An SEO-optimised website in the UK costs between £1,500 and £10,000 for most small-to-medium businesses, with the exact price determined by the number of pages, the depth of content, the complexity of the schema markup, and whether the design is templated or bespoke.

This guide breaks down where the money goes, what drives costs up or down, and how to evaluate whether a quoted price represents genuine value or overcharging.

The Price Spectrum in 2026

UK pricing for SEO-focused website builds falls into three broad tiers.

Starter tier (£1,500-£3,000): A 15-30 page website built on a static site generator or lightweight CMS. Includes keyword research, topical mapping, content writing for all pages, per-page JSON-LD schema, technical SEO setup, and deployment. Uses a professional but templated design. Suitable for local service businesses, consultancies, and niche e-commerce brands targeting specific keyword clusters.

Mid-range tier (£3,000-£6,000): A 30-50 page website with more extensive topical coverage, custom design elements, advanced schema (multiple entity types, product schema for e-commerce, event schema for venues), and potentially a content management system for ongoing self-publishing. Suitable for businesses in moderately competitive niches that need broader keyword coverage.

Premium tier (£6,000-£10,000+): A 50-100+ page website with bespoke design, extensive content production, complex schema graphs, multi-location or multi-service architectures, and integration with CRM or booking systems. Suitable for competitive industries, multi-location businesses, and companies with complex service offerings.

These ranges assume the build includes content creation. If you supply your own content, expect costs to drop by 30-40%, though the quality of self-written content directly affects ranking performance.

Where the Money Goes

Understanding the cost breakdown helps you evaluate quotes and avoid overpaying for low-value elements.

Keyword Research and Topical Mapping (10-15% of total cost)

Before any content is written or code is deployed, the entire keyword space for your niche needs researching. This involves analysing search volumes, keyword difficulty scores, search intent patterns, and competitor content.

The output is a topical map — a structured plan showing every page the site will have, what keyword each page targets, how pages relate to each other, and the internal linking strategy. This map is the blueprint for the entire build.

Cheap builds skip this step or reduce it to a superficial list of ten keywords. Thorough keyword research takes 8-15 hours depending on the niche complexity and directly determines whether the finished site targets the right queries.

Content Creation (30-40% of total cost)

Content is typically the single largest cost element. Each page needs original, search-intent-matched content written by someone who understands both the subject matter and SEO copywriting principles.

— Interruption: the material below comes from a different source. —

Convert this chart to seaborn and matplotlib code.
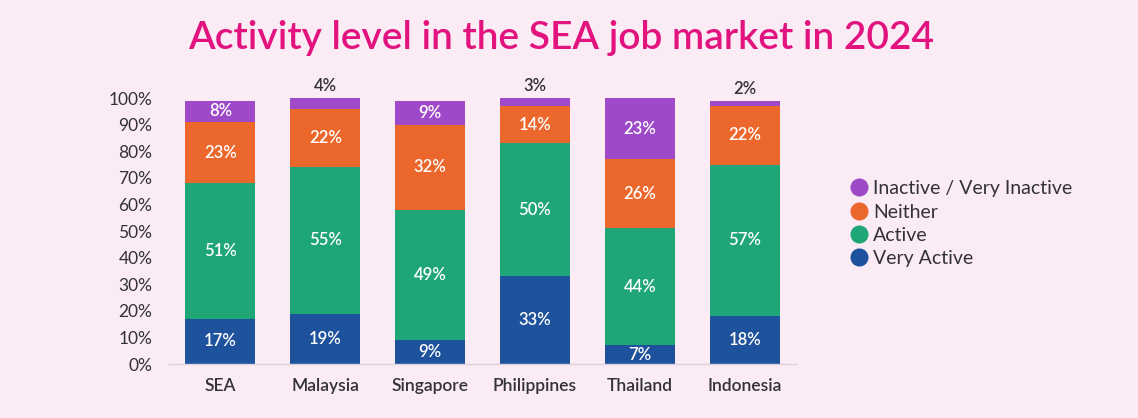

A 20-page site with an average of 1,200 words per page requires 24,000 words of original content. At professional SEO copywriting rates of £0.10-0.20 per word, that represents £2,400-£4,800 in content costs alone.

AI-generated content can reduce this cost. It requires careful editing and fact-checking to meet quality standards. Google’s helpful content system penalises sites with obviously automated content that lacks genuine expertise. The best approach uses AI as a drafting tool with human expertise guiding the strategy and reviewing the output.

Design and Development (25-35% of total cost)

The technical build covers page templates, responsive design, performance optimisation, schema implementation, sitemap generation, and deployment.

Templated designs using established frameworks (Tailwind CSS on Astro, for example) keep costs lower while still producing professional, fast-loading sites. Bespoke designs with custom illustrations, animations, or interactive elements increase costs substantially.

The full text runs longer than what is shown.